▸ WORK TO DO: Leaving the pictures aside, transcribe every line below exactly.

▸ GIVEN DATA:
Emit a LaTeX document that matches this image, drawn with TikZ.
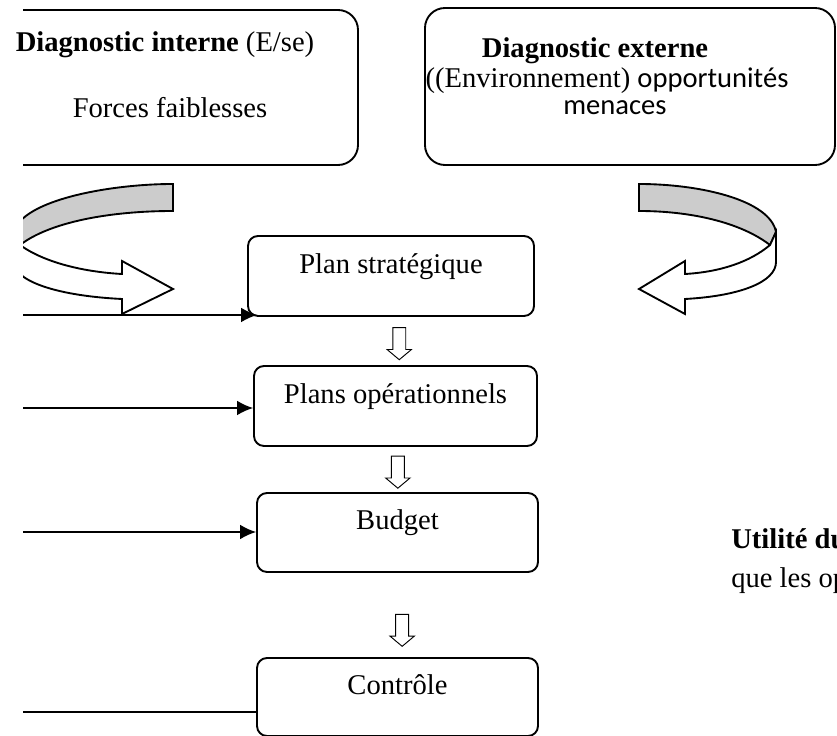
\documentclass[tikz,border=0pt]{standalone}
\usepackage{fontspec}
\setmainfont{Liberation Serif}
\newfontfamily\calib{Carlito}
\usepackage{tikz}
\usetikzlibrary{arrows.meta, positioning, shapes.arrows, calc}
\definecolor{foldgray}{RGB}{204, 204, 204}

\begin{document}
\begin{tikzpicture}[font=\fontsize{12.2}{14}\selectfont,
  stagebox/.style={draw, thick, rounded corners=0.15cm, minimum height=1.2cm, text height=0.35cm, text depth=0.43cm},
  diagbox/.style={draw, thick, rounded corners=0.3cm},
  downarrow/.style={single arrow, draw, thin, fill=white, shape border rotate=270, minimum width=0.35cm, minimum height=0.48cm, single arrow head extend=0.085cm, single arrow tip angle=100, inner sep=0.09cm},
  feed/.style={semithick, -{Latex[length=0.24cm, width=0.22cm]}}]
  \useasboundingbox (0,0) rectangle (12.555,11.025);

  \begin{scope}
    \clip (0.345,0) rectangle (12.555,11.025);
    \node[diagbox, minimum width=5.87cm, minimum height=2.325cm] (interne) at (2.435,9.7125) {};
    \draw[thick, fill=foldgray] (2.595,8.265) .. controls (1.65,8.265) and (0.33,8.025) .. (0.21,7.545)
      -- (0.3,7.35) .. controls (0.75,7.695) and (1.65,7.86) .. (2.595,7.86) -- cycle;
    \draw[thick, fill=white] (0.3,7.35) .. controls (0.675,7.08) and (1.275,6.945) .. (1.83,6.915)
      -- (1.83,7.11) -- (2.595,6.69) -- (1.83,6.315) -- (1.83,6.54)
      .. controls (0.9,6.585) and (0.21,6.795) .. (0.21,7.095) -- (0.21,7.545) -- cycle;
  \end{scope}
  \node[anchor=base] (titreint) at (2.475,10.245) {\textbf{Diagnostic interne} (E/se)};
  \node[anchor=base] (forces) at (2.55,9.255) {Forces faiblesses};

  \node[diagbox, minimum width=6.15cm, minimum height=2.355cm] (externe) at (9.45,9.7275) {};
  \node[anchor=base] (titreext) at (8.925,10.155) {\textbf{Diagnostic externe}};
  \node[anchor=base] (opport) at (9.105,9.705) {((Environnement) {\calib opportunités}};
  \node[anchor=base] (menaces) at (9.225,9.3) {\calib menaces};

  \draw[thick, fill=foldgray] (9.585,8.265) .. controls (10.5,8.265) and (11.55,8.025) .. (11.64,7.545)
    -- (11.55,7.35) .. controls (11.1,7.695) and (10.35,7.86) .. (9.585,7.86) -- cycle;
  \draw[thick, fill=white] (11.55,7.35) .. controls (11.25,7.095) and (10.8,6.945) .. (10.275,6.915)
    -- (10.275,7.11) -- (9.585,6.69) -- (10.275,6.315) -- (10.275,6.54)
    .. controls (11.1,6.585) and (11.64,6.795) .. (11.64,7.095) -- (11.64,7.545) -- cycle;

  \node[stagebox, minimum width=4.29cm] (plan) at (5.865,6.885) {Plan stratégique};
  \node[stagebox, minimum width=4.245cm] (ops) at (5.9325,4.935) {Plans opérationnels};
  \node[stagebox, minimum width=4.215cm, minimum height=1.185cm] (budget) at (5.9625,3.0375) {Budget};
  \node[stagebox, minimum width=4.215cm, minimum height=1.17cm] (ctrl) at (5.9625,0.57) {Contrôle};

  \node[downarrow] (fl1) at ($(plan.south)!0.5!(ops.north)+(0.09,0)$) {};
  \node[downarrow] (fl2) at ($(ops.south)!0.5!(budget.north)+(0.02,0)$) {};
  \node[downarrow] (fl3) at ($(budget.south)!0.65!(ctrl.north)+(0.07,0)$) {};

  \coordinate (in1) at (0.345,6.3);
  \coordinate (in2) at (0.345,4.905);
  \coordinate (in3) at (0.345,3.045);
  \coordinate (in4) at (0.345,0.345);
  \draw[feed] (in1) -- ($(in1 -| plan.west)+(0.15,0)$);
  \draw[feed] (in2) -- (in2 -| ops.west);
  \draw[feed] (in3) -- (in3 -| budget.west);
  \draw[semithick] (in4) -- (in4 -| ctrl.west);

  \node[anchor=base west, font=\fontsize{12.2}{14}\selectfont\bfseries] (utilite) at (10.845,2.79) {Utilité du};
  \node[anchor=base west] (suite) at (10.845,2.205) {que les op};
\end{tikzpicture}
\end{document}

▸ FULL OUTPUT:
Emit a LaTeX document that matches this image, drawn with TikZ.
\documentclass[tikz,border=0pt]{standalone}
\usepackage{fontspec}
\setmainfont{Liberation Serif}
\newfontfamily\calib{Carlito}
\usepackage{tikz}
\usetikzlibrary{arrows.meta, positioning, shapes.arrows, calc}
\definecolor{foldgray}{RGB}{204, 204, 204}

\begin{document}
\begin{tikzpicture}[font=\fontsize{12.2}{14}\selectfont,
  stagebox/.style={draw, thick, rounded corners=0.15cm, minimum height=1.2cm, text height=0.35cm, text depth=0.43cm},
  diagbox/.style={draw, thick, rounded corners=0.3cm},
  downarrow/.style={single arrow, draw, thin, fill=white, shape border rotate=270, minimum width=0.35cm, minimum height=0.48cm, single arrow head extend=0.085cm, single arrow tip angle=100, inner sep=0.09cm},
  feed/.style={semithick, -{Latex[length=0.24cm, width=0.22cm]}}]
  \useasboundingbox (0,0) rectangle (12.555,11.025);

  \begin{scope}
    \clip (0.345,0) rectangle (12.555,11.025);
    \node[diagbox, minimum width=5.87cm, minimum height=2.325cm] (interne) at (2.435,9.7125) {};
    \draw[thick, fill=foldgray] (2.595,8.265) .. controls (1.65,8.265) and (0.33,8.025) .. (0.21,7.545)
      -- (0.3,7.35) .. controls (0.75,7.695) and (1.65,7.86) .. (2.595,7.86) -- cycle;
    \draw[thick, fill=white] (0.3,7.35) .. controls (0.675,7.08) and (1.275,6.945) .. (1.83,6.915)
      -- (1.83,7.11) -- (2.595,6.69) -- (1.83,6.315) -- (1.83,6.54)
      .. controls (0.9,6.585) and (0.21,6.795) .. (0.21,7.095) -- (0.21,7.545) -- cycle;
  \end{scope}
  \node[anchor=base] (titreint) at (2.475,10.245) {\textbf{Diagnostic interne} (E/se)};
  \node[anchor=base] (forces) at (2.55,9.255) {Forces faiblesses};

  \node[diagbox, minimum width=6.15cm, minimum height=2.355cm] (externe) at (9.45,9.7275) {};
  \node[anchor=base] (titreext) at (8.925,10.155) {\textbf{Diagnostic externe}};
  \node[anchor=base] (opport) at (9.105,9.705) {((Environnement) {\calib opportunités}};
  \node[anchor=base] (menaces) at (9.225,9.3) {\calib menaces};

  \draw[thick, fill=foldgray] (9.585,8.265) .. controls (10.5,8.265) and (11.55,8.025) .. (11.64,7.545)
    -- (11.55,7.35) .. controls (11.1,7.695) and (10.35,7.86) .. (9.585,7.86) -- cycle;
  \draw[thick, fill=white] (11.55,7.35) .. controls (11.25,7.095) and (10.8,6.945) .. (10.275,6.915)
    -- (10.275,7.11) -- (9.585,6.69) -- (10.275,6.315) -- (10.275,6.54)
    .. controls (11.1,6.585) and (11.64,6.795) .. (11.64,7.095) -- (11.64,7.545) -- cycle;

  \node[stagebox, minimum width=4.29cm] (plan) at (5.865,6.885) {Plan stratégique};
  \node[stagebox, minimum width=4.245cm] (ops) at (5.9325,4.935) {Plans opérationnels};
  \node[stagebox, minimum width=4.215cm, minimum height=1.185cm] (budget) at (5.9625,3.0375) {Budget};
  \node[stagebox, minimum width=4.215cm, minimum height=1.17cm] (ctrl) at (5.9625,0.57) {Contrôle};

  \node[downarrow] (fl1) at ($(plan.south)!0.5!(ops.north)+(0.09,0)$) {};
  \node[downarrow] (fl2) at ($(ops.south)!0.5!(budget.north)+(0.02,0)$) {};
  \node[downarrow] (fl3) at ($(budget.south)!0.65!(ctrl.north)+(0.07,0)$) {};

  \coordinate (in1) at (0.345,6.3);
  \coordinate (in2) at (0.345,4.905);
  \coordinate (in3) at (0.345,3.045);
  \coordinate (in4) at (0.345,0.345);
  \draw[feed] (in1) -- ($(in1 -| plan.west)+(0.15,0)$);
  \draw[feed] (in2) -- (in2 -| ops.west);
  \draw[feed] (in3) -- (in3 -| budget.west);
  \draw[semithick] (in4) -- (in4 -| ctrl.west);

  \node[anchor=base west, font=\fontsize{12.2}{14}\selectfont\bfseries] (utilite) at (10.845,2.79) {Utilité du};
  \node[anchor=base west] (suite) at (10.845,2.205) {que les op};
\end{tikzpicture}
\end{document}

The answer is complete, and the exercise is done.